▸ Collected data:
-- BEGIN --

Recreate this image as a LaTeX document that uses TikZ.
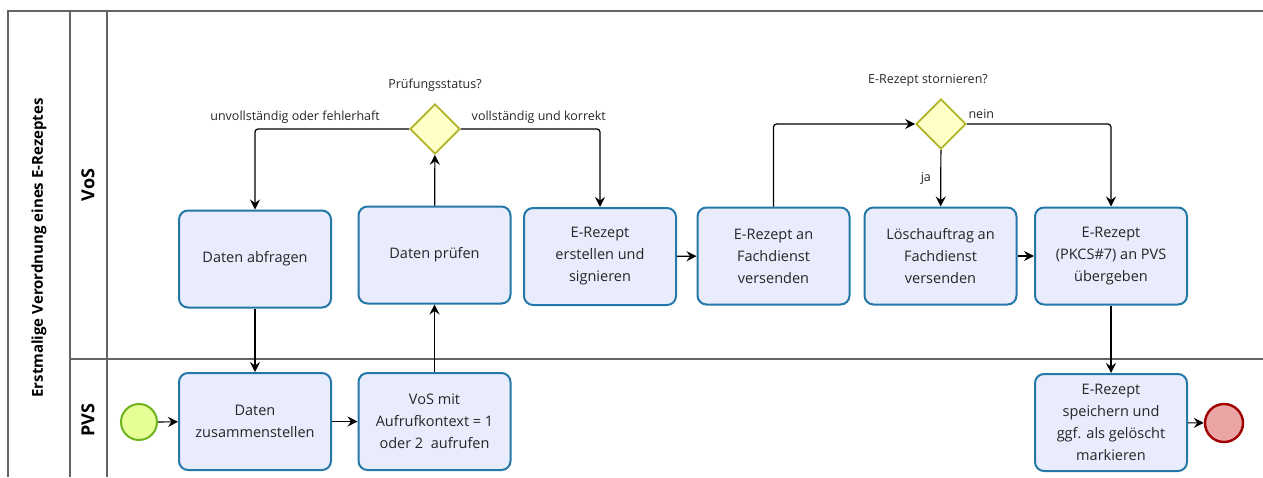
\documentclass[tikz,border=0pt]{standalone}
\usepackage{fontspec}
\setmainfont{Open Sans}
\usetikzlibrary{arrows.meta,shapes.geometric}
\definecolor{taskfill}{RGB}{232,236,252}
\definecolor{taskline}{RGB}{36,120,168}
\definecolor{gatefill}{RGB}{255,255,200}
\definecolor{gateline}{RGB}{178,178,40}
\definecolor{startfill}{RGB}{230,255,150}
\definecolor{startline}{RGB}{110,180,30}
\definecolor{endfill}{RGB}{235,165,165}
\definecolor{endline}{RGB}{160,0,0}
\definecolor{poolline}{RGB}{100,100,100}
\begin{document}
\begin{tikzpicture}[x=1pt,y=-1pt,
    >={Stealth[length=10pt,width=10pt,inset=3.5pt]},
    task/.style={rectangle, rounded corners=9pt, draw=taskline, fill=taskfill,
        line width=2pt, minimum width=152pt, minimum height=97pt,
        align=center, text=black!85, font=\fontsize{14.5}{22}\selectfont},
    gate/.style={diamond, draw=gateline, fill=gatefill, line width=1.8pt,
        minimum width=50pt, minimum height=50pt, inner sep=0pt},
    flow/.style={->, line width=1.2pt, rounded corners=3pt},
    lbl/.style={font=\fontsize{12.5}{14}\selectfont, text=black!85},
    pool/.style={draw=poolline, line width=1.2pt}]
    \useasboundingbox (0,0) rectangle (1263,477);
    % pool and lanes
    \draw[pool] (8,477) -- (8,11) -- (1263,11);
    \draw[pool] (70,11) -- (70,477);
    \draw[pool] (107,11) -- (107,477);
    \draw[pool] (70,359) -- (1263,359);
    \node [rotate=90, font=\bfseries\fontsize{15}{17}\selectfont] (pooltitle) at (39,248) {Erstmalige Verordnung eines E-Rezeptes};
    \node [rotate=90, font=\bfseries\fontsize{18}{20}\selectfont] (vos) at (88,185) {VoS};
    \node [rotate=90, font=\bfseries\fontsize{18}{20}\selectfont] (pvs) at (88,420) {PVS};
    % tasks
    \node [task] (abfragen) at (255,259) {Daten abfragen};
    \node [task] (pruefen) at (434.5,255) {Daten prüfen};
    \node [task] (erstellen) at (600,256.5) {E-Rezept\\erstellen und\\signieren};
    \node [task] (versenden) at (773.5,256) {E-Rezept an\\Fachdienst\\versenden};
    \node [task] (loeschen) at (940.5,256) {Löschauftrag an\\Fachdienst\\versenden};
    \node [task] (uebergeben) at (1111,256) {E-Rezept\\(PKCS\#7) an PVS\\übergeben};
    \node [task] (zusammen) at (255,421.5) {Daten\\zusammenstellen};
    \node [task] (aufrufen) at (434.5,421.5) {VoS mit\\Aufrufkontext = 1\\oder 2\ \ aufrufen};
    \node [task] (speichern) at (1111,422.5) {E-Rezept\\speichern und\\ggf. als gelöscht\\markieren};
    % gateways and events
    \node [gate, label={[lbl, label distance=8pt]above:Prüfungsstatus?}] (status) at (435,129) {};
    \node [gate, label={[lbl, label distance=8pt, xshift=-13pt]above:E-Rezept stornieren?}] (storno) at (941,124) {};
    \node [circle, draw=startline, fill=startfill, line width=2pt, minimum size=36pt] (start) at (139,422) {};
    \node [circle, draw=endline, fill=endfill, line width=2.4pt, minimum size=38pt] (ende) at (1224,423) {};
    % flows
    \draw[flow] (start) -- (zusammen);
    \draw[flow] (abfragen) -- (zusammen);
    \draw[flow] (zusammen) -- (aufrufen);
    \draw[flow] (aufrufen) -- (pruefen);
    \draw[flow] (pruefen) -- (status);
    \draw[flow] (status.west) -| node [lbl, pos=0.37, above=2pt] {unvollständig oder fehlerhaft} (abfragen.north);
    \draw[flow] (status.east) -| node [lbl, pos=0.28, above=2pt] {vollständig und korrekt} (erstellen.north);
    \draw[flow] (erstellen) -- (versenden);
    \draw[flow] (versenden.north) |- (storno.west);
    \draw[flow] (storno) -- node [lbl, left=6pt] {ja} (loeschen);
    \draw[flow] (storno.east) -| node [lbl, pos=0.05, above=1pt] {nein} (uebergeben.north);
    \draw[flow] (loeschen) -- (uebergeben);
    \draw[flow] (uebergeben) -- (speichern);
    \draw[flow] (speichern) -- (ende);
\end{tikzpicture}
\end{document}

-- END --

▸ Stated problem:
Print the complete listing exactly, apart from any pictures.

▸ Solved exercise:
Recreate this image as a LaTeX document that uses TikZ.
\documentclass[tikz,border=0pt]{standalone}
\usepackage{fontspec}
\setmainfont{Open Sans}
\usetikzlibrary{arrows.meta,shapes.geometric}
\definecolor{taskfill}{RGB}{232,236,252}
\definecolor{taskline}{RGB}{36,120,168}
\definecolor{gatefill}{RGB}{255,255,200}
\definecolor{gateline}{RGB}{178,178,40}
\definecolor{startfill}{RGB}{230,255,150}
\definecolor{startline}{RGB}{110,180,30}
\definecolor{endfill}{RGB}{235,165,165}
\definecolor{endline}{RGB}{160,0,0}
\definecolor{poolline}{RGB}{100,100,100}
\begin{document}
\begin{tikzpicture}[x=1pt,y=-1pt,
    >={Stealth[length=10pt,width=10pt,inset=3.5pt]},
    task/.style={rectangle, rounded corners=9pt, draw=taskline, fill=taskfill,
        line width=2pt, minimum width=152pt, minimum height=97pt,
        align=center, text=black!85, font=\fontsize{14.5}{22}\selectfont},
    gate/.style={diamond, draw=gateline, fill=gatefill, line width=1.8pt,
        minimum width=50pt, minimum height=50pt, inner sep=0pt},
    flow/.style={->, line width=1.2pt, rounded corners=3pt},
    lbl/.style={font=\fontsize{12.5}{14}\selectfont, text=black!85},
    pool/.style={draw=poolline, line width=1.2pt}]
    \useasboundingbox (0,0) rectangle (1263,477);
    % pool and lanes
    \draw[pool] (8,477) -- (8,11) -- (1263,11);
    \draw[pool] (70,11) -- (70,477);
    \draw[pool] (107,11) -- (107,477);
    \draw[pool] (70,359) -- (1263,359);
    \node [rotate=90, font=\bfseries\fontsize{15}{17}\selectfont] (pooltitle) at (39,248) {Erstmalige Verordnung eines E-Rezeptes};
    \node [rotate=90, font=\bfseries\fontsize{18}{20}\selectfont] (vos) at (88,185) {VoS};
    \node [rotate=90, font=\bfseries\fontsize{18}{20}\selectfont] (pvs) at (88,420) {PVS};
    % tasks
    \node [task] (abfragen) at (255,259) {Daten abfragen};
    \node [task] (pruefen) at (434.5,255) {Daten prüfen};
    \node [task] (erstellen) at (600,256.5) {E-Rezept\\erstellen und\\signieren};
    \node [task] (versenden) at (773.5,256) {E-Rezept an\\Fachdienst\\versenden};
    \node [task] (loeschen) at (940.5,256) {Löschauftrag an\\Fachdienst\\versenden};
    \node [task] (uebergeben) at (1111,256) {E-Rezept\\(PKCS\#7) an PVS\\übergeben};
    \node [task] (zusammen) at (255,421.5) {Daten\\zusammenstellen};
    \node [task] (aufrufen) at (434.5,421.5) {VoS mit\\Aufrufkontext = 1\\oder 2\ \ aufrufen};
    \node [task] (speichern) at (1111,422.5) {E-Rezept\\speichern und\\ggf. als gelöscht\\markieren};
    % gateways and events
    \node [gate, label={[lbl, label distance=8pt]above:Prüfungsstatus?}] (status) at (435,129) {};
    \node [gate, label={[lbl, label distance=8pt, xshift=-13pt]above:E-Rezept stornieren?}] (storno) at (941,124) {};
    \node [circle, draw=startline, fill=startfill, line width=2pt, minimum size=36pt] (start) at (139,422) {};
    \node [circle, draw=endline, fill=endfill, line width=2.4pt, minimum size=38pt] (ende) at (1224,423) {};
    % flows
    \draw[flow] (start) -- (zusammen);
    \draw[flow] (abfragen) -- (zusammen);
    \draw[flow] (zusammen) -- (aufrufen);
    \draw[flow] (aufrufen) -- (pruefen);
    \draw[flow] (pruefen) -- (status);
    \draw[flow] (status.west) -| node [lbl, pos=0.37, above=2pt] {unvollständig oder fehlerhaft} (abfragen.north);
    \draw[flow] (status.east) -| node [lbl, pos=0.28, above=2pt] {vollständig und korrekt} (erstellen.north);
    \draw[flow] (erstellen) -- (versenden);
    \draw[flow] (versenden.north) |- (storno.west);
    \draw[flow] (storno) -- node [lbl, left=6pt] {ja} (loeschen);
    \draw[flow] (storno.east) -| node [lbl, pos=0.05, above=1pt] {nein} (uebergeben.north);
    \draw[flow] (loeschen) -- (uebergeben);
    \draw[flow] (uebergeben) -- (speichern);
    \draw[flow] (speichern) -- (ende);
\end{tikzpicture}
\end{document}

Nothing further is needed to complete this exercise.